The task.
Which lines have the string "this"? Copy all of them from the entries below.

Task input.
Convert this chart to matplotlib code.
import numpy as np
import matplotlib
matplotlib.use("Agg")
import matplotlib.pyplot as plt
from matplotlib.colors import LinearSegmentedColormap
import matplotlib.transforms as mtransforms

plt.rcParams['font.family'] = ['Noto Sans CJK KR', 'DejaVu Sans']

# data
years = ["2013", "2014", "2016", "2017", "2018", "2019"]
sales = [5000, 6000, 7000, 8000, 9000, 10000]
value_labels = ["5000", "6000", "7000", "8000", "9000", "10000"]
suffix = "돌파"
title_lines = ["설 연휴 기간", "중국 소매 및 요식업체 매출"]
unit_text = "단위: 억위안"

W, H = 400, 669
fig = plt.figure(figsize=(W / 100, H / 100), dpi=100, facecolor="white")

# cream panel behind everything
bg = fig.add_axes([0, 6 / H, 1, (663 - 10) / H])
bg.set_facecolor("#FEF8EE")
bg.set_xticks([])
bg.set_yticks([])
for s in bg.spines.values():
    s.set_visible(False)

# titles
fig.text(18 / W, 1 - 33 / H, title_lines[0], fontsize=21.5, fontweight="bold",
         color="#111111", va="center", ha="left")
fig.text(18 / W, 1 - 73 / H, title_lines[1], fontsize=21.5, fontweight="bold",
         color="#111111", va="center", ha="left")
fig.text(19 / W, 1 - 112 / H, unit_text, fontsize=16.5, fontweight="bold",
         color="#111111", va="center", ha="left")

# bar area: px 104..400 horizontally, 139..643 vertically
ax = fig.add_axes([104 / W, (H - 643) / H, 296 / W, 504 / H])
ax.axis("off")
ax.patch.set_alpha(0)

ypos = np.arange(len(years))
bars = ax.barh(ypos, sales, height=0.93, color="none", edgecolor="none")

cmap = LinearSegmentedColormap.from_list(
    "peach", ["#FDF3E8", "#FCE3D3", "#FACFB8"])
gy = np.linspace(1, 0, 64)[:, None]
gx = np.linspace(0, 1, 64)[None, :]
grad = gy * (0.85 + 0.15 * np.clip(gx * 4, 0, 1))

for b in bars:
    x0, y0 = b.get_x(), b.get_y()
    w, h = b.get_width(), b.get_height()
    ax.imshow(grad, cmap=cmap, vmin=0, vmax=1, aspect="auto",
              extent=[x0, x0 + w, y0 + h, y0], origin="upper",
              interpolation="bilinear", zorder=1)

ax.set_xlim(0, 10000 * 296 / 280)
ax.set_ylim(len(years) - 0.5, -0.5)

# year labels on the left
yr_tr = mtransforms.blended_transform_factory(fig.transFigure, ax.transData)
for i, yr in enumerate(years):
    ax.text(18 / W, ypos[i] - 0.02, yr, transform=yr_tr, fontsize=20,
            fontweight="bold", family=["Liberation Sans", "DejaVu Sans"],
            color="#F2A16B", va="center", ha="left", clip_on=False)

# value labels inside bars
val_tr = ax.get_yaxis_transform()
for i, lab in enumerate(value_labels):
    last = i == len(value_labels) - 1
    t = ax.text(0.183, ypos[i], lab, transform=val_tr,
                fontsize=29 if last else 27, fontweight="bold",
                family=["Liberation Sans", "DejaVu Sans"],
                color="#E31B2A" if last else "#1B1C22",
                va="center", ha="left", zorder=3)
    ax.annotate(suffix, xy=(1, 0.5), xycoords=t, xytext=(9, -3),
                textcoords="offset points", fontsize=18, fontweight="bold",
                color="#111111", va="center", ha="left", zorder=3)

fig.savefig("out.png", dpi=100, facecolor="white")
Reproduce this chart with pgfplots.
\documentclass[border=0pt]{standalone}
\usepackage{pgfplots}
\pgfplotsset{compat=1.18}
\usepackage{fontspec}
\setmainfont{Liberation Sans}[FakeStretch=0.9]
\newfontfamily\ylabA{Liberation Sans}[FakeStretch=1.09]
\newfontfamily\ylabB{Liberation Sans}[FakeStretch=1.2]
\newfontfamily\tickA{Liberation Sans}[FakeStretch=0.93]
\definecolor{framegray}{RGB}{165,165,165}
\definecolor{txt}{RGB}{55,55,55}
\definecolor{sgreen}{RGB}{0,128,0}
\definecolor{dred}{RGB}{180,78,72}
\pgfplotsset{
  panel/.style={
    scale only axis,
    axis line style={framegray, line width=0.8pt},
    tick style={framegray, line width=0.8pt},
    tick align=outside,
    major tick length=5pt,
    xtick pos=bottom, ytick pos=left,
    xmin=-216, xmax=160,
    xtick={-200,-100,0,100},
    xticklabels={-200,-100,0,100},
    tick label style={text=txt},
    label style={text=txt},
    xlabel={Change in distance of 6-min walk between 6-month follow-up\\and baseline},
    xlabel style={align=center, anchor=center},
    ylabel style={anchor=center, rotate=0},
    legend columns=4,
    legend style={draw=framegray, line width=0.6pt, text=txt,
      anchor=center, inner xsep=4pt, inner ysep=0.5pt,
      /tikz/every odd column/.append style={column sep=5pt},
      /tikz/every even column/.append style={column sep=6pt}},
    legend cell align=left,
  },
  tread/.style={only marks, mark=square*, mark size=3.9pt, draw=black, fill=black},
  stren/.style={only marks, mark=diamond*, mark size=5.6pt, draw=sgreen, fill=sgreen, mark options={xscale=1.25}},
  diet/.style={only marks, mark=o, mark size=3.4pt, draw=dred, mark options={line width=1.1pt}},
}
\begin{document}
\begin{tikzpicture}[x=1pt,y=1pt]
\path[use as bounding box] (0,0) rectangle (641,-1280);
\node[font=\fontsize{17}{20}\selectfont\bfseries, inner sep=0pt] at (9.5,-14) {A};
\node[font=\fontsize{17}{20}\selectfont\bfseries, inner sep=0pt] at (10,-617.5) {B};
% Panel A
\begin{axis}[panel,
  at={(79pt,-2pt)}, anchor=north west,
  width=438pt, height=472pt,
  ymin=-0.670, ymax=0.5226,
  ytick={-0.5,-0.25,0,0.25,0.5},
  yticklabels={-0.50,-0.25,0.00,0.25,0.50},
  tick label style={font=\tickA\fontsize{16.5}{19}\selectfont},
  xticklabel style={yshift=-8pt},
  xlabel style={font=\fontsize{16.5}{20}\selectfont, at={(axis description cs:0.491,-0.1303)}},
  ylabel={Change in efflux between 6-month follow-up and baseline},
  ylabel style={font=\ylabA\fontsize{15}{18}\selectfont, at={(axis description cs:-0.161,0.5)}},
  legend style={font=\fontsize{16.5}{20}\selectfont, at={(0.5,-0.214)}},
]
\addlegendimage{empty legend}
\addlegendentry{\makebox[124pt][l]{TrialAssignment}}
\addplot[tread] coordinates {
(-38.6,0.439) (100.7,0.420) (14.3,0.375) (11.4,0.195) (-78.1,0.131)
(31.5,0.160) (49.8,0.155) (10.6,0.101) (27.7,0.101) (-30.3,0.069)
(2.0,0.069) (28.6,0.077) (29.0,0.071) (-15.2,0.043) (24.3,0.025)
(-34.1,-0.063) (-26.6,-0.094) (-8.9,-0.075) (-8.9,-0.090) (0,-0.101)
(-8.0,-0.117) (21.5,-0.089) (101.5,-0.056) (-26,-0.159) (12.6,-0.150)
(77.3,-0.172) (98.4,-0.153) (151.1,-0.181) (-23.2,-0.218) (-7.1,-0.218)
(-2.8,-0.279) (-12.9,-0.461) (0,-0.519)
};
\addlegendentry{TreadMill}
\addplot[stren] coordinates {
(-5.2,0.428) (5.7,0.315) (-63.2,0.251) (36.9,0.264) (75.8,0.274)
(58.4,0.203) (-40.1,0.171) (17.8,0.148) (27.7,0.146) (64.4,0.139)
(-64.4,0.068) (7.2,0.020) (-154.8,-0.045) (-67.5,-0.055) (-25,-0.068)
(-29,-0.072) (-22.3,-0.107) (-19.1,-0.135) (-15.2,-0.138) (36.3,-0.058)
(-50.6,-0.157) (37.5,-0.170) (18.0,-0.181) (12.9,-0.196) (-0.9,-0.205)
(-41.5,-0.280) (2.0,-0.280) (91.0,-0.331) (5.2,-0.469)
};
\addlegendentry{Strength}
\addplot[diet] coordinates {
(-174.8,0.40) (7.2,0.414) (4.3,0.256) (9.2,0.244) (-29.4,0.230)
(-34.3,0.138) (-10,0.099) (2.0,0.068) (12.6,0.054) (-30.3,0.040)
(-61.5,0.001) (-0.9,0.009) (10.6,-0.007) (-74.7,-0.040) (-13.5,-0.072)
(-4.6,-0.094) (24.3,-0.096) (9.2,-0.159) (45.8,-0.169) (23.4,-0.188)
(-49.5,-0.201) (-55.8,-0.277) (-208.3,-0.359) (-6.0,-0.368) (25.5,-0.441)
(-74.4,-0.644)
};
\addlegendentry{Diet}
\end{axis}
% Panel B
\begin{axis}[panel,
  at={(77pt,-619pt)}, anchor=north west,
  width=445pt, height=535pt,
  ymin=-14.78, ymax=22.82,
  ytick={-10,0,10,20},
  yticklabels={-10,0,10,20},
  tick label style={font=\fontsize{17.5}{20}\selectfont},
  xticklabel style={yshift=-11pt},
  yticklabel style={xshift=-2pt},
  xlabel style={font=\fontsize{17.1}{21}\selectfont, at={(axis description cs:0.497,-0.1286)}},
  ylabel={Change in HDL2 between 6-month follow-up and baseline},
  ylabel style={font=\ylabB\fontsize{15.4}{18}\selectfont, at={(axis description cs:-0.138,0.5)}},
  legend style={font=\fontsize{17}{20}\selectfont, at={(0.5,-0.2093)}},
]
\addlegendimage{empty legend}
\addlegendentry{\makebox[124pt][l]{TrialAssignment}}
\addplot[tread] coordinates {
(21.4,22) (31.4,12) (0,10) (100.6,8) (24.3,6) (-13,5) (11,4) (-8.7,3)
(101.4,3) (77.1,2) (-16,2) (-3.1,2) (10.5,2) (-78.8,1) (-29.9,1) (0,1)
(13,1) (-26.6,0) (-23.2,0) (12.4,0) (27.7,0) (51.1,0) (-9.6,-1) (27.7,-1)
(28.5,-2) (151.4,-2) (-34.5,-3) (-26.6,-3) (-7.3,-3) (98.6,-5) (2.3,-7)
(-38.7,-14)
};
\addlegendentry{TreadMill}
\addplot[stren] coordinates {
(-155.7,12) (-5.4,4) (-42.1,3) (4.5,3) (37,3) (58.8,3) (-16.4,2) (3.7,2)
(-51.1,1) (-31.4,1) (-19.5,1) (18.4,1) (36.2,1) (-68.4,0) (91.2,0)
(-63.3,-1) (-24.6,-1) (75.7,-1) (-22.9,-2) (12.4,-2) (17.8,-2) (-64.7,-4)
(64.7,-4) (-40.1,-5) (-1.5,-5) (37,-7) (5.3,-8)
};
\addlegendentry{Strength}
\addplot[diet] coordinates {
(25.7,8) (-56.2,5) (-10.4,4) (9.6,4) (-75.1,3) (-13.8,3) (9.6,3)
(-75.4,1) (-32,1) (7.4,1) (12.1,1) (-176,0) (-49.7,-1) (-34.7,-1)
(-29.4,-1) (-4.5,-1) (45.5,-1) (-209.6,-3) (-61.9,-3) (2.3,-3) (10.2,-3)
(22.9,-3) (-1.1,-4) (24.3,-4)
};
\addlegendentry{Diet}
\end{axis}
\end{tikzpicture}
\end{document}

Answer to the problem.
Convert this chart to matplotlib code.
Reproduce this chart with pgfplots.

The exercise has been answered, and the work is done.